Essays · Features and Columns

Fade Out: Sidney Lumet (1924–2011)

By  · Published on April 9th, 2011

Legendary American filmmaker Sidney Lumet passed away today of lymphoma at the age of 86. Lumet has had a long and distinguished career directing films and television. Perhaps what’s most remarkable about Lumet’s filmography is that he made good movies in nearly every single decade that he worked, and the time between his first film and his last film was exactly fifty years (1957–2007). Lumet, in short, embodied American film history from the 1950s to now.

Lumet started out as a child actor on Broadway. After returning from service in WWII, he started directing television programs like Playhouse 90 and Studio One, before making a television version of the play 12 Angry Men before turning it into his first feature film in 1957.
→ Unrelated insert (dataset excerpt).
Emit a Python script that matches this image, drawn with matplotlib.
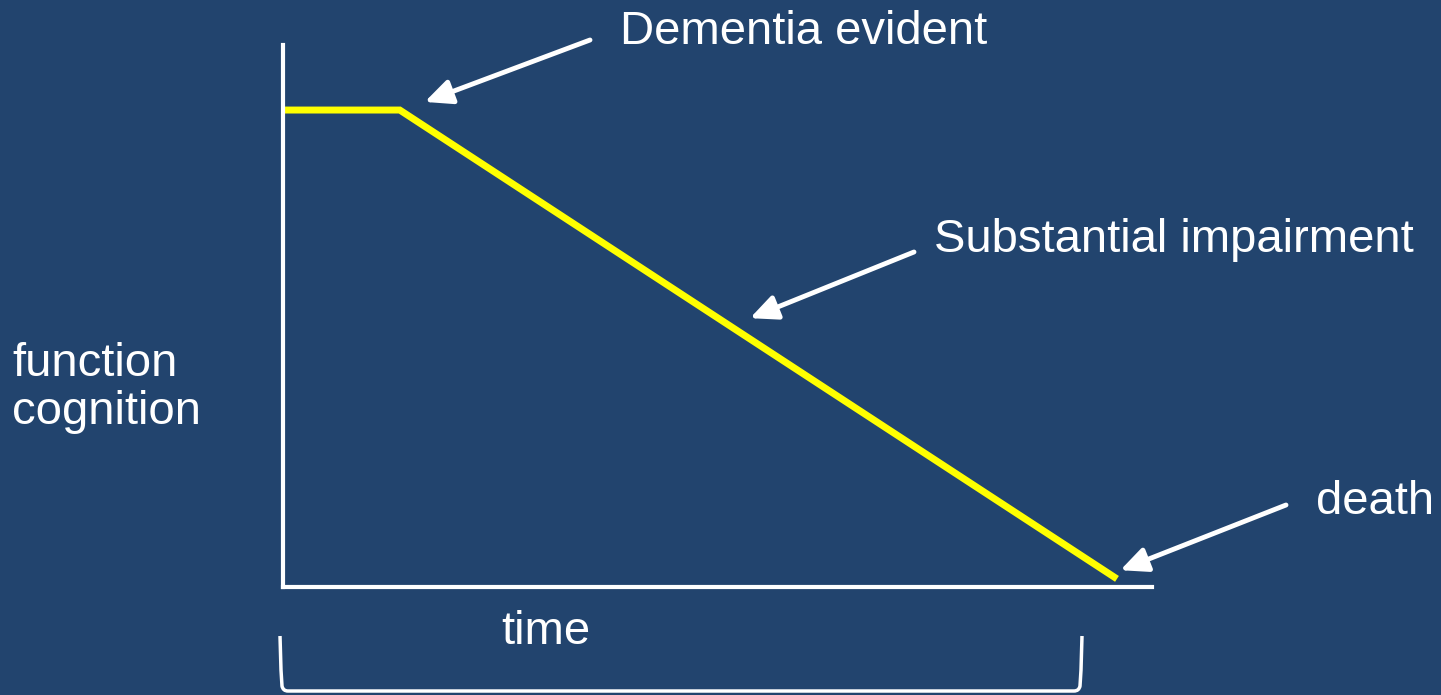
import matplotlib
matplotlib.use("Agg")
import matplotlib.pyplot as plt
from matplotlib.path import Path
from matplotlib.patches import PathPatch

plt.rcParams['font.family'] = ['Liberation Sans', 'DejaVu Sans']

# course of decline: plateau, onset of dementia, linear decline to death
time = [0.0, 1.4, 10.0]
function = [8.8, 8.8, 0.15]

# annotated stages: label, point on the curve (data), label position (figure px)
stages = ['Dementia evident', 'Substantial impairment', 'death']
stage_time = [1.70, 5.60, 10.04]
stage_func = [8.95, 4.96, 0.31]

bg = '#22446e'
fig = plt.figure(figsize=(14.41, 6.95), dpi=100, facecolor=bg)

ax = fig.add_axes([283 / 1441, 108 / 695, 869 / 1441, 542 / 695])
ax.set_facecolor('none')
ax.set_xlim(0, 10.42)
ax.set_ylim(0, 10)
for side in ['top', 'right']:
    ax.spines[side].set_visible(False)
for side in ['left', 'bottom']:
    ax.spines[side].set_color('white')
    ax.spines[side].set_linewidth(3)
ax.set_xticks([])
ax.set_yticks([])

ax.plot(time, function, color='#ffff00', lw=5, solid_capstyle='butt',
        solid_joinstyle='miter', clip_on=False)

# arrow tails and label anchors in figure pixels
tails = [(590, 655), (914, 443), (1286, 190)]
label_pos = [(620, 663), (934, 455), (1316, 193)]
for name, t, f, tail, pos in zip(stages, stage_time, stage_func, tails, label_pos):
    ax.annotate('', xy=(t, f), xycoords='data', xytext=tail,
                textcoords='figure pixels', annotation_clip=False,
                arrowprops=dict(arrowstyle='-|>,head_length=0.65,head_width=0.3',
                                mutation_scale=25, lw=3.5, color='white',
                                shrinkA=0, shrinkB=0))
    fig.text(pos[0] / 1441, pos[1] / 695, name, color='white', fontsize=34,
             ha='left', va='center')

fig.text(12 / 1441, 307 / 695, 'function\ncognition', color='white',
         fontsize=34, ha='left', va='center', linespacing=1.12)
fig.text(501 / 1441, 63 / 695, 'time', color='white', fontsize=34,
         ha='left', va='center')

# brace under the time axis
over = fig.add_axes([0, 0, 1, 1])
over.set_xlim(0, 1441)
over.set_ylim(695, 0)
over.axis('off')
verts = [(280, 636), (281, 670), (282, 686), (283, 691), (288, 691),
         (1074, 691), (1079, 691), (1080, 686), (1081, 670), (1082, 636)]
codes = [Path.MOVETO, Path.LINETO, Path.LINETO, Path.CURVE3, Path.CURVE3,
         Path.LINETO, Path.CURVE3, Path.CURVE3, Path.LINETO, Path.LINETO]
over.add_patch(PathPatch(Path(verts, codes), fill=False, edgecolor='white', lw=2.5))

fig.savefig('out.png', dpi=100, facecolor=bg)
Much of Lumet’s career can perhaps be characterized as a series of firsts. For example, his film The Pawnbroker (1964) was the first studio film to seriously deal with traumatic memories of the Holocaust and with Jewish guilt, as well as the first to have significant frontal nudity. Dog Day Afternoon (1975) was one of the first studio films with an open homosexual as its main character. Lumet was known for challenging censorship and pushing boundaries throughout much of his career.

Lumet was also regarded as one of the great New York filmmakers, the city acting as a character in and of itself in many of his greatest films. His movies also stand now as historical artifacts recording the evolution of the city, as he gave his lens to New York throughout so many decades. While Lumet made a great variety of films, the genres he was best known for were perhaps courtroom dramas (12 Angry Men, The Verdict (1982), his penultimate Find Me Guilty (2006)) and cop dramas (Serpico (1973), Prince of the City (1981)). Lumet was one of our great master dramatists, and a versatile one at that.

Where many directors had their good decades and their bad decades, Lumet made strong films throughout his career, and even made some of the canonical works of New Hollywood even though he was significantly older than most New Hollywood directors, including directing Peter Finch to deliver one of the greatest lines ever filmed: “I’m as mad as hell and I’m not going to take it anymore!”

Some of my personal favorite Lumet titles include 12 Angry Men, The Pawnbroker, Dog Day Afternoon, Network (1976), The Verdict, and his final film Before the Devil Knows You’re Dead (2007). Other films by Lumet include The Fugitive Kind starring Marlon Brando (1960), Fail Safe (1964) starring Walter Matthau and Henry Fonda, The Anderson Tapes (1971) starring Sean Connery, Murder on the Orient Express (1974) starring just about everybody, and Equus (1977) starring Richard Burton. He has said in interviews that he considers The Pawnbroker to be his greatest film. Lumet, who never won a directing Oscar, received a lifetime achievement award from the Academy in 2005.

But perhaps the best way to memorialize Lumet is to do so in his own words. When asked by a New York Times reporter what he wants his legacy to be, Lumet said, in the no-bullshit manner that reflects the tone of many of his films, “Frankly, I don’t give a fuck.”